What you should do
Extract everything from the first line through the line with "const yTicks = [0, 0.05, 0.10, 0.15]", both ends included, except for any pictures.

'''

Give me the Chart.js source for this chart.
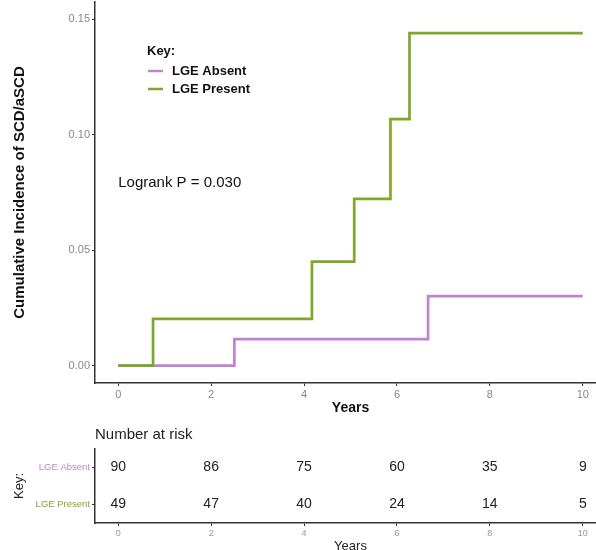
<!DOCTYPE html>
<html>
<head>
<meta charset="utf-8">
<script src="https://cdn.jsdelivr.net/npm/chart.js@4.4.0/dist/chart.umd.min.js"></script>
<style>
    html, body { margin: 0; padding: 0; background: #fff; overflow: hidden; }
    body { width: 596px; height: 550px; position: relative; }
    #mainBox { position: absolute; left: 0; top: 0; width: 610px; height: 420px; }
    #riskBox { position: absolute; left: 0; top: 420px; width: 610px; height: 140px; }
</style>
</head>
<body>
<div id="mainBox"><canvas id="mainChart"></canvas></div>
<div id="riskBox"><canvas id="riskChart"></canvas></div>
<script>
// step points (time in years, cumulative incidence)
const absentTimes = [0, 2.50, 6.67, 10]
const absentValues = [0, 0.0115, 0.0301, 0.0301]
const presentTimes = [0, 0.75, 4.17, 5.08, 5.86, 6.27, 10]
const presentValues = [0, 0.0203, 0.0451, 0.0722, 0.1068, 0.1440, 0.1440]

const groups = ['LGE Absent', 'LGE Present']
const groupColors = ['#c084cf', '#7ea82a']

const xTicks = [0, 2, 4, 6, 8, 10]
const yTicks = [0, 0.05, 0.10, 0.15]

// number at risk
const riskYears = [0, 2, 4, 6, 8, 10]
const riskAbsent = [90, 86, 75, 60, 35, 9]
const riskPresent = [49, 47, 40, 24, 14, 5]

const FONT = "'Liberation Sans', Arial, Helvetica, sans-serif"

function toPoints(xs, ys) {
    return xs.map((x, i) => ({ x: x, y: ys[i] }))
}

// legend and logrank text inside the plot
const keyPlugin = {
    id: 'keyPlugin',
    afterDraw(chart) {
        const ctx = chart.ctx
        const a = chart.chartArea
        ctx.save()
        ctx.textBaseline = 'middle'
        ctx.fillStyle = '#111'
        ctx.font = 'bold 13px ' + FONT
        ctx.fillText('Key:', a.left + 52, 51)
        chart.data.datasets.slice().sort((p, q) => groups.indexOf(p.label) - groups.indexOf(q.label)).forEach((ds, i) => {
            const y = 71 + i * 18
            ctx.strokeStyle = ds.borderColor
            ctx.lineWidth = 2.5
            ctx.beginPath()
            ctx.moveTo(a.left + 53, y)
            ctx.lineTo(a.left + 68, y)
            ctx.stroke()
            ctx.fillStyle = '#111'
            ctx.fillText(ds.label, a.left + 77, y)
        })
        ctx.font = '15px ' + FONT
        ctx.fillText('Logrank P = 0.030', chart.scales.x.getPixelForValue(0), 183)
        ctx.restore()
    }
}

const mainCtx = document.getElementById('mainChart').getContext('2d')
const mainChart = new Chart(mainCtx, {
    type: 'line',
    data: {
        datasets: [{
            label: groups[0],
            data: toPoints(absentTimes, absentValues),
            borderColor: groupColors[0],
            borderWidth: 2.7,
            stepped: true,
            pointRadius: 0,
            fill: false,
            order: 2
        }, {
            label: groups[1],
            data: toPoints(presentTimes, presentValues),
            borderColor: groupColors[1],
            borderWidth: 2.7,
            stepped: true,
            pointRadius: 0,
            fill: false,
            order: 1
        }]
    },
    options: {
        responsive: true,
        maintainAspectRatio: false,
        animation: false,
        layout: { padding: { top: 2, right: 4, left: 0, bottom: 0 } },
        scales: {
            x: {
                type: 'linear',
                min: -0.5,
                max: 10.5,
                afterBuildTicks: s => { s.ticks = xTicks.map(v => ({ value: v })) },
                afterFit: s => { s.height = 37 },
                grid: { drawOnChartArea: false, drawTicks: true, tickLength: 3, color: '#333' },
                border: { display: true, color: '#333', width: 1.5 },
                ticks: { color: '#888', font: { family: FONT, size: 11 }, padding: 2 },
                title: {
                    display: true,
                    text: 'Years',
                    color: '#111',
                    font: { family: FONT, size: 14, weight: 'bold' },
                    padding: { top: 0, bottom: 3 }
                }
            },
            y: {
                type: 'linear',
                min: -0.0075,
                max: 0.1575,
                afterBuildTicks: s => { s.ticks = yTicks.map(v => ({ value: v })) },
                afterFit: s => { s.width = 95; s.paddingTop = 0; s.paddingBottom = 0 },
                grid: { drawOnChartArea: false, drawTicks: true, tickLength: 3, color: '#333' },
                border: { display: true, color: '#333', width: 1.5 },
                ticks: {
                    color: '#888',
                    font: { family: FONT, size: 11 },
                    padding: 2,
                    callback: v => v.toFixed(2)
                },
                title: {
                    display: true,
                    text: 'Cumulative Incidence of SCD/aSCD',
                    color: '#111',
                    font: { family: FONT, size: 15, weight: 'bold' },
                    padding: { top: 11, bottom: 0 }
                }
            }
        },
        plugins: {
            legend: { display: false },
            tooltip: { enabled: false }
        }
    },
    plugins: [keyPlugin]
})

// numbers at risk drawn at each point of the table chart
const riskLabels = {
    id: 'riskLabels',
    afterDatasetsDraw(chart) {
        const ctx = chart.ctx
        ctx.save()
        ctx.font = '14px ' + FONT
        ctx.fillStyle = '#222'
        ctx.textAlign = 'center'
        ctx.textBaseline = 'middle'
        chart.data.datasets.forEach((ds, di) => {
            chart.getDatasetMeta(di).data.forEach((pt, i) => {
                ctx.fillText(String(ds.data[i].n), pt.x, pt.y)
            })
        })
        const a = chart.chartArea
        ctx.textAlign = 'left'
        ctx.font = '15px ' + FONT
        ctx.fillText('Number at risk', a.left, 15)
        ctx.restore()
    }
}

const riskCtx = document.getElementById('riskChart').getContext('2d')
const riskChart = new Chart(riskCtx, {
    type: 'scatter',
    data: {
        labels: groups,
        datasets: [{
            label: groups[0],
            data: riskYears.map((yr, i) => ({ x: yr, y: groups[0], n: riskAbsent[i] })),
            pointRadius: 0
        }, {
            label: groups[1],
            data: riskYears.map((yr, i) => ({ x: yr, y: groups[1], n: riskPresent[i] })),
            pointRadius: 0
        }]
    },
    options: {
        responsive: true,
        maintainAspectRatio: false,
        animation: false,
        layout: { padding: { top: 29, right: 4, left: 0, bottom: 0 } },
        scales: {
            x: {
                type: 'linear',
                min: -0.5,
                max: 10.5,
                afterBuildTicks: s => { s.ticks = xTicks.map(v => ({ value: v })) },
                afterFit: s => { s.height = 37 },
                grid: { drawOnChartArea: false, drawTicks: true, tickLength: 3, color: '#333' },
                border: { display: true, color: '#333', width: 1.5 },
                ticks: { color: '#999', font: { family: FONT, size: 9 }, padding: 2 },
                title: {
                    display: true,
                    text: 'Years',
                    color: '#222',
                    font: { family: FONT, size: 13 },
                    padding: { top: 0, bottom: 6 }
                }
            },
            y: {
                type: 'category',
                labels: groups,
                offset: true,
                afterFit: s => { s.width = 95; s.paddingTop = 0; s.paddingBottom = 0 },
                grid: { drawOnChartArea: false, drawTicks: true, tickLength: 3, color: '#333', offset: false },
                border: { display: true, color: '#333', width: 1.5 },
                ticks: {
                    color: c => groupColors[c.index],
                    font: { family: FONT, size: 9.5 },
                    padding: 2
                },
                title: {
                    display: true,
                    text: 'Key:',
                    color: '#222',
                    font: { family: FONT, size: 13 },
                    padding: { top: 12, bottom: 0 }
                }
            }
        },
        plugins: {
            legend: { display: false },
            tooltip: { enabled: false }
        }
    },
    plugins: [riskLabels]
})
</script>
</body>
</html>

'''

Solution to this problem
Give me the Chart.js source for this chart.
<!DOCTYPE html>
<html>
<head>
<meta charset="utf-8">
<script src="https://cdn.jsdelivr.net/npm/chart.js@4.4.0/dist/chart.umd.min.js"></script>
<style>
    html, body { margin: 0; padding: 0; background: #fff; overflow: hidden; }
    body { width: 596px; height: 550px; position: relative; }
    #mainBox { position: absolute; left: 0; top: 0; width: 610px; height: 420px; }
    #riskBox { position: absolute; left: 0; top: 420px; width: 610px; height: 140px; }
</style>
</head>
<body>
<div id="mainBox"><canvas id="mainChart"></canvas></div>
<div id="riskBox"><canvas id="riskChart"></canvas></div>
<script>
// step points (time in years, cumulative incidence)
const absentTimes = [0, 2.50, 6.67, 10]
const absentValues = [0, 0.0115, 0.0301, 0.0301]
const presentTimes = [0, 0.75, 4.17, 5.08, 5.86, 6.27, 10]
const presentValues = [0, 0.0203, 0.0451, 0.0722, 0.1068, 0.1440, 0.1440]

const groups = ['LGE Absent', 'LGE Present']
const groupColors = ['#c084cf', '#7ea82a']

const xTicks = [0, 2, 4, 6, 8, 10]
const yTicks = [0, 0.05, 0.10, 0.15]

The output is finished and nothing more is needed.